[Begin SUPPLIED MATERIAL]

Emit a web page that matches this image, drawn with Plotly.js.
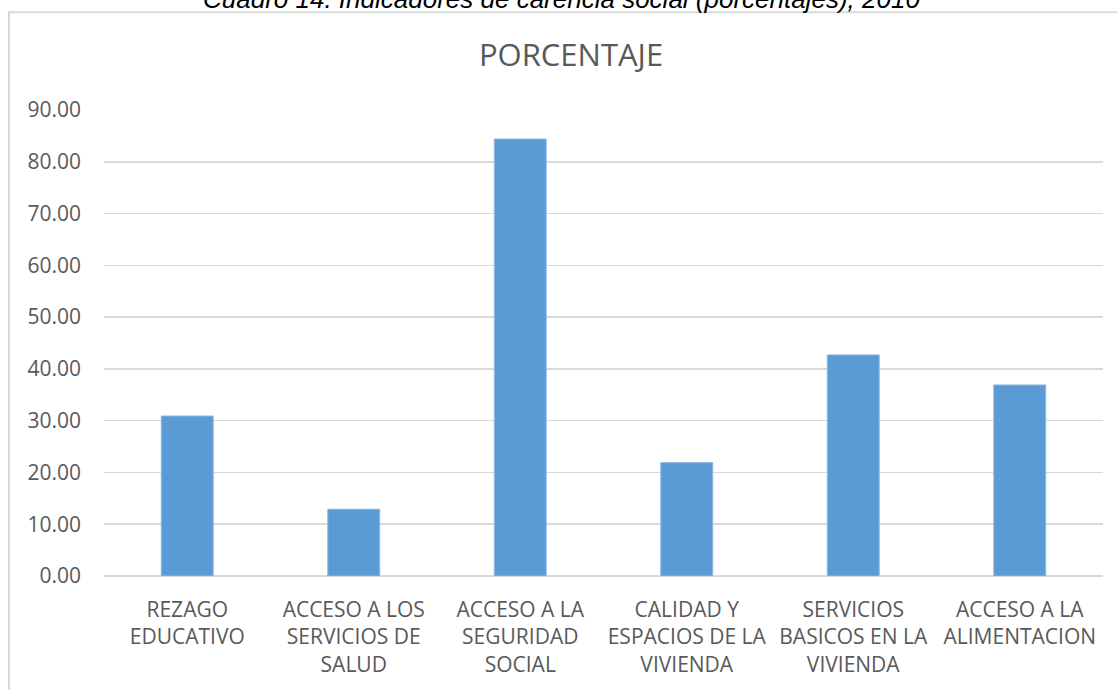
<!DOCTYPE html>
<html>
<head>
<meta charset="utf-8">
<script src="https://cdn.plot.ly/plotly-3.0.1.min.js"></script>
<style>html,body{margin:0;padding:0;background:#fff;}#chart{width:1117px;height:690px;}</style>
</head>
<body>
<div id="chart"></div>
<script>
const categories = [
  "REZAGO<br>EDUCATIVO",
  "ACCESO A LOS<br>SERVICIOS DE<br>SALUD",
  "ACCESO A LA<br>SEGURIDAD<br>SOCIAL",
  "CALIDAD Y<br>ESPACIOS DE LA<br>VIVIENDA",
  "SERVICIOS<br>BASICOS EN LA<br>VIVIENDA",
  "ACCESO A LA<br>ALIMENTACION"
];
const porcentaje = [30.9, 12.9, 84.4, 21.9, 42.7, 36.9];
const yTicks = [0, 10, 20, 30, 40, 50, 60, 70, 80, 90];
const chartTitle = "PORCENTAJE";
const caption = "Cuadro 14. Indicadores de carencia social (porcentajes), 2010";

const trace = {
  type: "bar",
  x: categories,
  y: porcentaje,
  marker: {color: "#5B9BD5", line: {color: "#8FB8E0", width: 1}},
  hoverinfo: "x+y"
};

const layout = {
  width: 1117,
  height: 690,
  margin: {l: 104, r: 14, t: 110, b: 113.5, pad: 0},
  paper_bgcolor: "#ffffff",
  plot_bgcolor: "#ffffff",
  showlegend: false,
  bargap: 0.688,
  font: {family: "Open Sans, sans-serif", color: "#595959"},
  title: {
    text: chartTitle,
    font: {family: "Open Sans, sans-serif", size: 31, color: "#595959"},
    x: 0.4675, xref: "paper", xanchor: "center",
    y: 1 - 66 / 690, yref: "container", yanchor: "bottom"
  },
  xaxis: {
    showgrid: false,
    zeroline: false,
    showline: false,
    ticks: "",
    tickfont: {family: "Open Sans, sans-serif", size: 21, color: "#595959"},
    ticklabelstandoff: 19,
    automargin: false,
    fixedrange: true
  },
  yaxis: {
    range: [0, 90],
    tickvals: yTicks,
    ticktext: yTicks.map(v => v.toFixed(2)),
    showgrid: true,
    gridcolor: "#D9D9D9",
    gridwidth: 1.5,
    zeroline: true,
    zerolinecolor: "#D9D9D9",
    zerolinewidth: 1.5,
    showline: false,
    ticks: "",
    tickfont: {family: "Open Sans, sans-serif", size: 21, color: "#595959"},
    ticklabelstandoff: 22,
    automargin: false,
    fixedrange: true
  },
  shapes: [{
    type: "rect",
    xref: "paper", yref: "paper",
    x0: -0.0951, x1: 1.03,
    y0: -0.3, y1: 1.21,
    line: {color: "#D9D9D9", width: 2},
    fillcolor: "rgba(0,0,0,0)",
    layer: "below"
  }],
  annotations: [{
    text: "<i>" + caption + "</i>",
    xref: "paper", yref: "paper",
    x: 0.458, xanchor: "center",
    y: 1.2008, yanchor: "bottom",
    showarrow: false,
    font: {family: "Liberation Sans, Arial, sans-serif", size: 26, color: "#000000"}
  }]
};

Plotly.newPlot("chart", [trace], layout, {displayModeBar: false, staticPlot: true});
</script>
</body>
</html>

[End SUPPLIED MATERIAL]

Reproduce the whole listing word for word, setting aside any pictures.

Emit a web page that matches this image, drawn with Plotly.js.
<!DOCTYPE html>
<html>
<head>
<meta charset="utf-8">
<script src="https://cdn.plot.ly/plotly-3.0.1.min.js"></script>
<style>html,body{margin:0;padding:0;background:#fff;}#chart{width:1117px;height:690px;}</style>
</head>
<body>
<div id="chart"></div>
<script>
const categories = [
  "REZAGO<br>EDUCATIVO",
  "ACCESO A LOS<br>SERVICIOS DE<br>SALUD",
  "ACCESO A LA<br>SEGURIDAD<br>SOCIAL",
  "CALIDAD Y<br>ESPACIOS DE LA<br>VIVIENDA",
  "SERVICIOS<br>BASICOS EN LA<br>VIVIENDA",
  "ACCESO A LA<br>ALIMENTACION"
];
const porcentaje = [30.9, 12.9, 84.4, 21.9, 42.7, 36.9];
const yTicks = [0, 10, 20, 30, 40, 50, 60, 70, 80, 90];
const chartTitle = "PORCENTAJE";
const caption = "Cuadro 14. Indicadores de carencia social (porcentajes), 2010";

const trace = {
  type: "bar",
  x: categories,
  y: porcentaje,
  marker: {color: "#5B9BD5", line: {color: "#8FB8E0", width: 1}},
  hoverinfo: "x+y"
};

const layout = {
  width: 1117,
  height: 690,
  margin: {l: 104, r: 14, t: 110, b: 113.5, pad: 0},
  paper_bgcolor: "#ffffff",
  plot_bgcolor: "#ffffff",
  showlegend: false,
  bargap: 0.688,
  font: {family: "Open Sans, sans-serif", color: "#595959"},
  title: {
    text: chartTitle,
    font: {family: "Open Sans, sans-serif", size: 31, color: "#595959"},
    x: 0.4675, xref: "paper", xanchor: "center",
    y: 1 - 66 / 690, yref: "container", yanchor: "bottom"
  },
  xaxis: {
    showgrid: false,
    zeroline: false,
    showline: false,
    ticks: "",
    tickfont: {family: "Open Sans, sans-serif", size: 21, color: "#595959"},
    ticklabelstandoff: 19,
    automargin: false,
    fixedrange: true
  },
  yaxis: {
    range: [0, 90],
    tickvals: yTicks,
    ticktext: yTicks.map(v => v.toFixed(2)),
    showgrid: true,
    gridcolor: "#D9D9D9",
    gridwidth: 1.5,
    zeroline: true,
    zerolinecolor: "#D9D9D9",
    zerolinewidth: 1.5,
    showline: false,
    ticks: "",
    tickfont: {family: "Open Sans, sans-serif", size: 21, color: "#595959"},
    ticklabelstandoff: 22,
    automargin: false,
    fixedrange: true
  },
  shapes: [{
    type: "rect",
    xref: "paper", yref: "paper",
    x0: -0.0951, x1: 1.03,
    y0: -0.3, y1: 1.21,
    line: {color: "#D9D9D9", width: 2},
    fillcolor: "rgba(0,0,0,0)",
    layer: "below"
  }],
  annotations: [{
    text: "<i>" + caption + "</i>",
    xref: "paper", yref: "paper",
    x: 0.458, xanchor: "center",
    y: 1.2008, yanchor: "bottom",
    showarrow: false,
    font: {family: "Liberation Sans, Arial, sans-serif", size: 26, color: "#000000"}
  }]
};

Plotly.newPlot("chart", [trace], layout, {displayModeBar: false, staticPlot: true});
</script>
</body>
</html>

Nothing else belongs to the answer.